Comme vous le voyez, les défis qui en découlent sont des questions d’ordre mondial. Le trafic de drogues dures est dû au fait que l’océan Indien occidental fait partie de la route convoitée par les trafiquants. Certains pays sont utilisés comme des points de transit et constituent des marchés, même modestes par rapport à l’ensemble du marché. Le problème est que les pays de la région de l’Océan Indien Occidental font face à des limites opérationnelles, techniques et en ressources pour faire face à la tendance croissante du trafic de drogues, aux effets connexes (violence, criminalité, flux financiers illicites, santé publique).

De plus, la nature évolutive de l’offre et de la demande de drogues et de l’abus de substances oblige à adapter continuellement les cadres nationaux de réponse et à adopter une approche régionale, partagée, en capitalisant notamment sur les expériences des pairs. Les questions liées à l’offre comprennent les substances traditionnelles qui sont cultivées et produites localement, les nouvelles substances psychoactives (drogues synthétiques) telles que celles qui sont fabriquées dans les laboratoires locaux et l’importation des drogues majeures comme la cocaïne et l’héroïne.

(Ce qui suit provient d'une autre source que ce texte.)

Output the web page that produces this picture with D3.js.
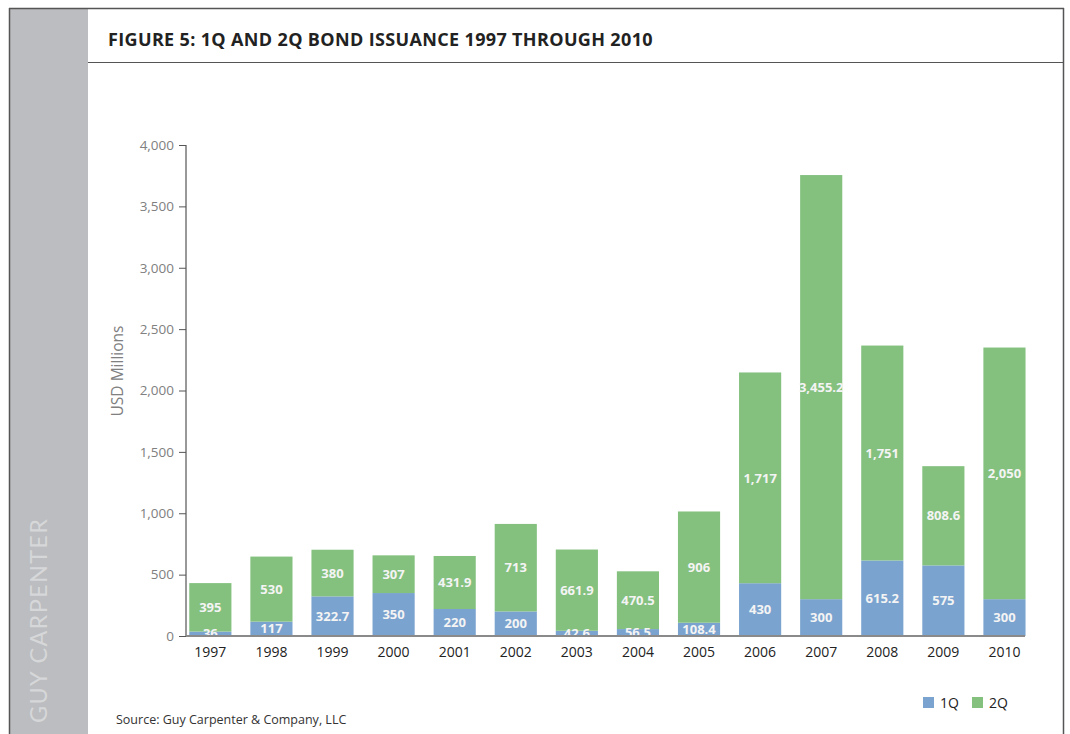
<!DOCTYPE html>
<html><head><meta charset="utf-8">
<script src="https://cdn.jsdelivr.net/npm/d3@7"></script>
<style>body{margin:0;background:#fff;}svg{display:block;}</style>
</head><body>
<svg id="chart" width="1070" height="734"></svg>
<script>
const years = ["1997","1998","1999","2000","2001","2002","2003","2004","2005","2006","2007","2008","2009","2010"];
const q1 = [36,117,322.7,350,220,200,42.6,56.5,108.4,430,300,615.2,575,300];
const q2 = [395,530,380,307,431.9,713,661.9,470.5,906,1717,3455.2,1751,808.6,2050];
const q1Labels = ["36","117","322.7","350","220","200","42.6","56.5","108.4","430","300","615.2","575","300"];
const q2Labels = ["395","530","380","307","431.9","713","661.9","470.5","906","1,717","3,455.2","1,751","808.6","2,050"];
const yTicks = [0,500,1000,1500,2000,2500,3000,3500,4000];
const seriesNames = ["1Q","2Q"];
const colors = ["#7ba3cf","#84c17f"];

const svg = d3.select("#chart");
const font = "'Open Sans', 'Noto Sans', sans-serif";

// frame
svg.append("rect").attr("x",10).attr("y",9).attr("width",78).attr("height",730).attr("fill","#bcbdc0");
svg.append("line").attr("x1",9.5).attr("x2",9.5).attr("y1",8).attr("y2",734).attr("stroke","#555").attr("stroke-width",1.5);
svg.append("line").attr("x1",9).attr("x2",1064).attr("y1",8.5).attr("y2",8.5).attr("stroke","#555").attr("stroke-width",1.5);
svg.append("line").attr("x1",1063.5).attr("x2",1063.5).attr("y1",8).attr("y2",734).attr("stroke","#555").attr("stroke-width",1.5);
svg.append("line").attr("x1",88).attr("x2",1064).attr("y1",62.5).attr("y2",62.5).attr("stroke","#555").attr("stroke-width",1.2);

svg.append("text").attr("transform","translate(47,723) rotate(-90)")
  .attr("font-family","Lato, 'Open Sans', sans-serif").attr("font-size",23.5).attr("letter-spacing",1.3)
  .attr("fill","#d6d7d9").text("GUY CARPENTER");

svg.append("text").attr("x",108).attr("y",46).attr("font-family",font).attr("font-weight","bold")
  .attr("font-size",18).attr("letter-spacing",0.35).attr("fill","#222").text("FIGURE 5: 1Q AND 2Q BOND ISSUANCE 1997 THROUGH 2010");

const y = d3.scaleLinear().domain([0,4000]).range([636,145]);
const x = d3.scaleBand().domain(years).range([179.8,1035]).paddingInner(0.31).paddingOuter(0.155);

const data = years.map((yr,i)=>({year:yr,"1Q":q1[i],"2Q":q2[i],l1:q1Labels[i],l2:q2Labels[i]}));
const stack = d3.stack().keys(seriesNames)(data);

svg.append("defs").append("clipPath").attr("id","plotclip").append("rect")
  .attr("x",180).attr("y",100).attr("width",880).attr("height",536);

const g = svg.append("g");
stack.forEach((s,si)=>{
  g.selectAll(null).data(s).enter().append("rect")
    .attr("x",d=>x(d.data.year)).attr("width",x.bandwidth())
    .attr("y",d=>y(d[1])).attr("height",d=>y(d[0])-y(d[1]))
    .attr("fill",colors[si]);
});
const lg = svg.append("g").attr("clip-path","url(#plotclip)");
stack.forEach((s,si)=>{
  lg.selectAll(null).data(s).enter().append("text")
    .attr("x",d=>x(d.data.year)+x.bandwidth()/2)
    .attr("y",d=>(y(d[0])+y(d[1]))/2)
    .attr("dy","0.36em").attr("text-anchor","middle")
    .attr("font-family",font).attr("font-weight","bold").attr("font-size",13)
    .attr("fill","#f4f4f4")
    .text(d=>si===0?d.data.l1:d.data.l2);
});

// y axis
const yAxis = svg.append("g").attr("transform","translate(186,0)")
  .call(d3.axisLeft(y).tickValues(yTicks).tickSize(7).tickPadding(5).tickFormat(d3.format(",")));
yAxis.select(".domain").attr("stroke","#333").attr("d","M0,145V636");
yAxis.selectAll(".tick line").attr("stroke","#555");
yAxis.selectAll("text").attr("font-family",font).attr("font-size",13.5).attr("fill","#808080");

// x axis
const xAxis = svg.append("g").attr("transform","translate(0,636)")
  .call(d3.axisBottom(x).tickSize(0).tickPadding(11));
xAxis.select(".domain").attr("stroke","#8a8a8a").attr("stroke-width",2).attr("d","M186,0H1025");
xAxis.selectAll("text").attr("font-family",font).attr("font-size",14).attr("fill","#222");

svg.append("text").attr("transform","translate(123,371) rotate(-90)").attr("text-anchor","middle")
  .attr("font-family",font).attr("font-size",15.5).attr("fill","#808080").text("USD Millions");

// legend
const leg = svg.append("g").attr("transform","translate(923,697)");
seriesNames.forEach((n,i)=>{
  const gi = leg.append("g").attr("transform",`translate(${i*49},0)`);
  gi.append("rect").attr("width",11).attr("height",11).attr("fill",colors[i]);
  gi.append("text").attr("x",17).attr("y",10.5).attr("font-family",font).attr("font-size",14).attr("fill","#222").text(n);
});

svg.append("text").attr("x",116).attr("y",724).attr("font-family",font).attr("font-size",12.5)
  .attr("fill","#333").text("Source: Guy Carpenter & Company, LLC");
</script>
</body></html>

C’est dans ce contexte qu’une stratégie régionale de lutte contre le trafic de drogue et l’abus de substances (SRLD) est proposée. Une telle intervention stratégique régionale pourrait apporter une valeur ajoutée aux actions déjà en cours au niveau de chaque État de cette partie de l’océan Indien. Il permettra la mise en place d’un cadre de coopération régionale dans ce domaine important. Cette approche reflète également le point commun de l’Afrique au cours de la session spéciale de l’Assemblée générale des Nations Unies de 2016 sur le problème mondial de la drogue ainsi que du document final de l’UNGASS sur le renforcement de la coopération internationale et régionale, qui découle du principe de responsabilité commune et partagée, prévoyant un engagement avec les partenaires internationaux.

Y a-t-il eu des rapports consacrés spécifiquement à la situation dans l’océan Indien ?
Il convient de rappeler qu’un document sur la SRLD de l’Océan Indien Occidental pour relever les défis liés aux drogues a circulé et été révisé lors de la conférence sur le trafic, l’abus de drogues et de substances en avril 2023 et avait fait des recommandations. Parmi celles-ci figuraient la réduction de la demande pour la drogue à travers des facilités pour la prévention, la réadaptation et le traitement ainsi que s’attaquer aux dommages ayant trait à l’abus de drogues et de substances ; la réduction de l’approvisionnement en drogue pour préserver la paix et la stabilité dans les États membres.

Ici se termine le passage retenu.